Graver dans la Constitution l’existence des seuls genres masculin ou féminin et la primauté du droit des enfants sur tous les autres : le parlement hongrois a adopté lundi 14 avril un amendement visant à restreindre encore les libertés des personnes LGBT+. Le premier ministre nationaliste, Viktor Orban, qui avait promis en mars « un grand nettoyage de Pâques » contre ses rivaux taxés de « punaises », a aussi fait adopter un texte s’attaquant aux binationaux, jugés des « traîtres à la nation ».
Bête noire du pouvoir, le milliardaire de 94 ans George Soros, né à Budapest et naturalisé américain, pourrait en faire les frais. Avant le vote de cette révision approuvée à une large majorité de 140 voix contre 21, quelques dizaines de protestataires ont bloqué l’entrée du Parlement. Ils ont été rapidement délogés par les forces de police, mobilisées en nombre.
« Quand nous tentions d’entraver la première refonte de la Constitution », en 2011, « jamais nous n’aurions pensé être encore là quatorze ans plus tard », a commenté sur place la députée d’opposition, Timea Szabo. Dans l’Hémicycle, des élus ont déployé une banderole en signe de protestation, tandis qu’à l’extérieur du bâtiment des manifestants scandaient : « On ne se laissera pas » transformer en « Russie de Poutine ».
Une mesure « sans précédent en droit international »

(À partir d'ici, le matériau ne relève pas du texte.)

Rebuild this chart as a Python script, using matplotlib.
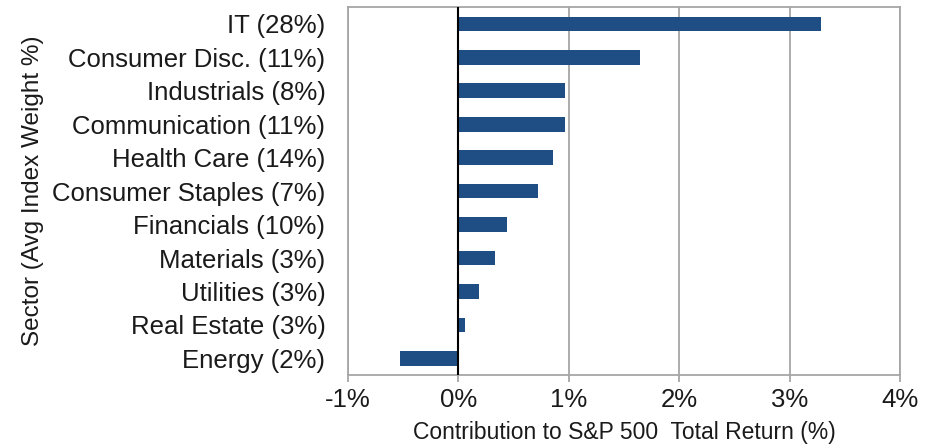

En écho à un décret signé par le président américain, Donald Trump, la Constitution hongroise va désormais préciser qu’une personne est « soit un homme, soit une femme ». Autre texte soumis au vote lundi, celui affirmant « la primauté du droit des enfants à un développement physique, mental et moral correct sur tout autre droit ». Le gouvernement entend ainsi renforcer les bases légales de l’interdiction de la Marche des fiertés, décidée au nom de « la protection des enfants ».

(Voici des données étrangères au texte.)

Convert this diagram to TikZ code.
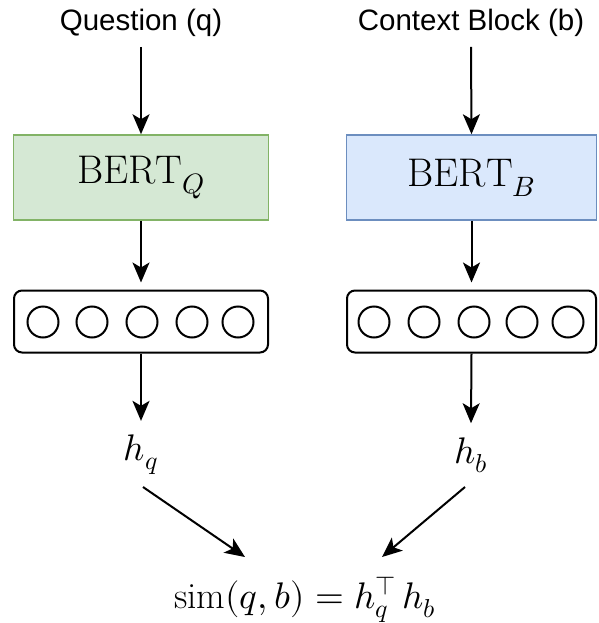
\documentclass[tikz,border=0pt]{standalone}
\usepackage{fontspec}
\usepackage{unicode-math}
\setmathfont{Latin Modern Math}
\newfontfamily\labelfont{Liberation Sans}
\usetikzlibrary{arrows.meta,calc}
\begin{document}
\begin{tikzpicture}[x=1pt,y=-1pt,
  lbl/.style={font=\labelfont\fontsize{29.5}{34}\selectfont, inner sep=2pt},
  mth/.style={font=\fontsize{37}{44}\selectfont, inner sep=2pt},
  encq/.style={draw={rgb,255:red,130;green,179;blue,102}, fill={rgb,255:red,213;green,232;blue,212}, line width=1.5pt, minimum height=85pt, font=\fontsize{40}{48}\selectfont},
  encb/.style={draw={rgb,255:red,108;green,142;blue,191}, fill={rgb,255:red,218;green,232;blue,252}, line width=1.5pt, minimum height=85pt, font=\fontsize{40}{48}\selectfont},
  vecbox/.style={draw=black, line width=2pt, rounded corners=8pt, minimum height=62pt},
  unit/.style={draw=black, line width=2pt, circle, minimum size=31pt, inner sep=0pt},
  arr/.style={draw=black, line width=2pt, -{Stealth[length=20pt,width=17pt,inset=5pt]}}
]
\useasboundingbox (0,0) rectangle (598,623);

% input labels
\node[lbl] (qlab) at (141,23) {Question (q)};
\node[lbl] (blab) at (471,23) {Context Block (b)};

% encoders
\node[encq, minimum width=255pt] (bq) at (141,177.5) {$\mathrm{BERT}_Q$};
\node[encb, minimum width=250pt] (bb) at (471.5,177.5) {$\mathrm{BERT}_B$};

% embedding vectors
\node[vecbox, minimum width=254pt] (vq) at (141,321.5) {};
\node[vecbox, minimum width=249pt] (vb) at (471.5,321.5) {};
\foreach \i/\cx in {1/43,2/92,3/142,4/192,5/238}
  \node[unit] (cq\i) at (\cx,322) {};
\foreach \i/\cx in {1/374,2/424,3/474,4/522,5/568}
  \node[unit] (cb\i) at (\cx,322) {};

% pooled representations
\node[mth] (hq) at (141,455) {$h_q$};
\node[mth] (hb) at (471,455) {$h_b$};

% similarity score
\node[mth] (sim) at (305,600) {$\mathrm{sim}(q,b) = h_q^{\top}\,h_b$};

% connectors (yshift is in page units: positive is upwards)
\draw[arr] ([yshift=-8]qlab.south) -- (bq.north);
\draw[arr] ([yshift=-8]blab.south) -- (bb.north);
\draw[arr] (bq.south) -- ([yshift=7]vq.north);
\draw[arr] (bb.south) -- ([yshift=7]vb.north);
\draw[arr] (vq.south) -- ([yshift=12]hq.north);
\draw[arr] (vb.south) -- ([yshift=12]hb.north);
\draw[arr] ([shift={(2,32)}]hq.center) -- ([shift={(-60,-43)}]sim.center);
\draw[arr] ([shift={(-6,32)}]hb.center) -- ([shift={(77,-43)}]sim.center);
\end{tikzpicture}
\end{document}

Depuis l’approbation, mi-mars, de cette loi, la capitale vit au rythme des manifestations : des milliers de personnes défilent et bloquent des ponts pendant des heures chaque semaine, et, samedi, une foule a protesté en gris pour symboliser l’uniformité souhaitée selon ses opposants par Viktor Orban.
Dans le viseur également, les binationaux qui menaceraient la sécurité en s’immisçant dans les affaires intérieures « sous le couvert d’ONG et de médias se disant indépendants ». Selon le texte, « la citoyenneté d’un Hongrois détenteur d’un autre passeport pourrait être suspendue », à l’exception des ressortissants de l’Union européenne et de quelques autres pays européens. Une durée maximale de dix ans est prévue, avec une expulsion à la clé pour ceux résidant en Hongrie.
Une trentaine de juristes ont dénoncé une mesure « sans précédent en droit international », qui peut « constituer une forme de bannissement et de traitement inhumain ». Quant à l’opposant Péter Magyar, dont le parti Tisza fait la course en tête selon plusieurs sondages, il est contraint à un exercice d’équilibriste. Cet ancien haut fonctionnaire, longtemps marié à une ex-ministre de Viktor Orban, Judit Varga, s’est mué en critique virulent de la corruption et pose un défi sans précédent au pouvoir. Mais, soucieux de ménager certains électeurs, il n’a pas pris position sur les droits LGBT+.